Fear is a slippery little fella. Sometimes you need to hang on to it so you don’t get damaged, and other times, you need to set it adrift on a flaming raft with an over-zealous shove and a one-fingered salute.
This past weekend, fear crept in and tried to snuggle up in my heart. Good thing I can be a cold-hearted, logical gal when I need to be. Good thing I have friends who remind me not to let my imagination get the best of me and conjure up all sorts of possible ways that my happiness can be sabotaged. Good thing I didn’t turn tail and run. Good thing.
Regardless of what we identify as being bountiful or lacking in our lives, we live within the comfort zone of the known. We live rooted in the identities that we have crafted for ourselves. We cling to our wounds until they no longer serve as shields.
The truth is, we often cling to our wounds long past their expiry date, and we do this because that is the only way we know how to go on living. We do this often without knowing we’re doing it.
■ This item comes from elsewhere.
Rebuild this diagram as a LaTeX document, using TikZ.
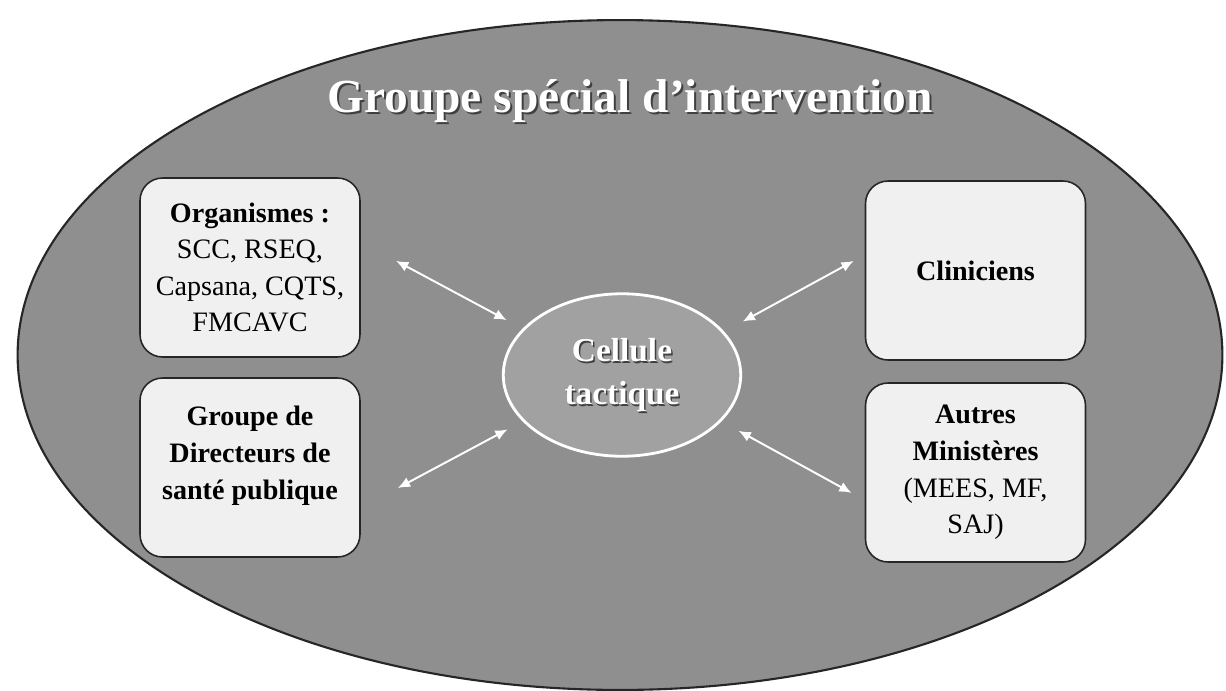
\documentclass[tikz,border=0pt]{standalone}
\usepackage{fontspec}
\setmainfont{Liberation Serif}
\usetikzlibrary{shapes.geometric,arrows.meta}
\definecolor{bgGray}{gray}{0.56}
\definecolor{boxGray}{gray}{0.94}
\definecolor{cellGray}{gray}{0.63}
\definecolor{shadeGray}{gray}{0.25}

\begin{document}
\begin{tikzpicture}
[x=0.02cm,y=-0.02cm,
roundBox/.style={rectangle,rounded corners=0.45cm,draw=black!85,fill=boxGray,
line width=0.9pt,minimum width=4.4cm,minimum height=3.58cm,align=center,
font=\fontsize{16}{20.8}\selectfont,inner sep=2pt},
twoWay/.style={{Latex[length=7pt,width=6pt]}-{Latex[length=7pt,width=6pt]},
draw=white,line width=1.1pt}]
  \useasboundingbox (0,0) rectangle (1226,690);
  \node[ellipse,draw=black!85,fill=bgGray,line width=1.2pt,
    minimum width=24.1cm,minimum height=13.4cm] (groupOFellipse) at (620,355) {};
  \node[font=\fontsize{27}{30}\selectfont\bfseries,text=shadeGray] (titleOFshadow) at (632,103) {Groupe spécial d’intervention};
  \node[font=\fontsize{27}{30}\selectfont\bfseries,text=white] (titleOFgroup) at (630,101) {Groupe spécial d’intervention};
  \node[roundBox] (orgOFbox) at (250,267.5) {\textbf{Organismes :}\\SCC, RSEQ,\\Capsana, CQTS,\\FMCAVC};
  \node[roundBox,font=\fontsize{16}{20.8}\selectfont\bfseries] (dirOFbox) at (250,467.5) {Groupe de\\Directeurs de\\santé publique\\[-4pt]\mbox{}};
  \node[roundBox,font=\fontsize{16}{20.8}\selectfont\bfseries] (clinOFbox) at (975.5,270.5) {Cliniciens};
  \node[roundBox] (minOFbox) at (975.5,472.5) {\textbf{Autres}\\\textbf{Ministères}\\(MEES, MF,\\SAJ)};
  \node[ellipse,draw=white,fill=cellGray,line width=1.6pt,
    minimum width=4.75cm,minimum height=3.25cm] (cellOFtactic) at (622,375) {};
  \node[font=\fontsize{19}{24.5}\selectfont\bfseries,text=shadeGray,align=center] (cellOFshadow) at (623.5,376.5) {Cellule\\tactique};
  \node[font=\fontsize{19}{24.5}\selectfont\bfseries,text=white,align=center] (cellOFtext) at (cellOFtactic) {Cellule\\tactique};
  \draw[twoWay,shorten <=0.8cm,shorten >=0.36cm] (orgOFbox.13.5) -- (cellOFtactic.155);
  \draw[twoWay,shorten <=0.84cm,shorten >=0.34cm] (dirOFbox.-20) -- (cellOFtactic.205);
  \draw[twoWay,shorten <=0.25cm,shorten >=0.42cm] (clinOFbox.172) -- (cellOFtactic.23);
  \draw[twoWay,shorten <=0.3cm,shorten >=0.39cm] (minOFbox.194) -- (cellOFtactic.335);
\end{tikzpicture}
\end{document}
We fear leaving what is known and comfortable to seek what is meaningful.
During the past 48 hours I have received calls, and had coffee with friends who have all experienced some sort of crisis rooted in fear. I was an addict. I’m drinking too much. I keep winding up in toxic relationships. Today I heard all of these symptoms, and I offered as much compassion and humour as I could. After all, being fearful is normal. We need to tell and re-tell our stories. We need to be the storyteller, and we need to be the witness to the life-stories woven by others. Change is scary, and we need our friends to walk beside us when we don’t know if we have the courage to take another step on a path that leads to goodness-only-knows-where-but-there-had-better-be-margaritas-and-a-bed.
Fear of feeling, dealing with the here and now, or not having someone to prop up an ego seem to have been served up a la carte over the weekend. It’s a menu everyone eventually gets served; long in the planning and very bitter. It keeps popping up on the menu until you get tired of the bitter aftertaste and are inspired to take over the kitchen.
The most curious of fears is the fear of getting what you want. It means letting go of an identity that was defined by lack of the thing itself; career success, loving relationship, independence, you name it. You have to be brave enough to break down the walls protecting your own kingdom of fear.
While trying to shake off the snug embrace of a well-known-and-outlived-it’s-usefulness-fear-of intimacy which had slithered it’s way into my mind, I had a rather synchronistic encounter.
After zenning out and treating myself to some self-care paraphernalia at an over-incensed and herbal-tea’d hippie hang-out, I wandered back to my car completely and utterly distracted. Rationalizing with oneself can be very engrossing, and I was neck deep. I was not going to half-ass this one. I was going to face this thing down even if it meant a haze of incense, tantra-drumming, and Buddhist-throat-singing loud enough to scare the bejeezus out of the neighbours. While I was getting all bad-assed and spiritual with this fear, I was being watched.
Two men of questionable intent approached my car, one wedged between the driver’s side door and the car next to me, pulled on my door handle and banged on my window while the other stood at the right side.
Thanks to good habits, my door was locked, and the car was started. Thanks to a friend who was texting an invitation for a drinky-poo, I was head-down-distracted, allowing these two men to target me.
Hours after I had safely pulled away and caught my breath from the initial shock, I sank into the corner of my couch and cried. I sobbed and relived those few seconds of that man’s face just inches from my own.
But why? I was safe in my own space now. I was ok.
I cried because the threat of harm pulled me back into the rational fear I had developed throughout years of abuse and assault. It was like someone tossed me back into the arena to face another hungry beast after I thought I’d finally made it out alive.
What I did next was remarkable. I reached out. Well, I reached out the best I could. Via text of course, because I couldn’t bear to speak and have anyone hear my voice tremble. My pride wouldn’t hear of it. “I kinda need you.”
It’s rather ironic that my fear of letting someone in was challenged head on by someone literally trying to get in.
Part of healing and kicking fear in the ass is learning that it’s ok to be vulnerable sometimes. It’s a lesson that I have found extremely challenging. But with true self-compassion, vulnerability can be the greatest warrior in the battle on the front-line of fear.
There is a spiritual alchemy exchanged every time we offer support or receive it. This alchemy is grace in action, mercy in motion, the very human breath of compassionate and spiritual living. It is the greatest enemy of fear. It’s ok to kinda need someone, they kinda need you too. Trust me, if you show them yours, they’ll show you theirs.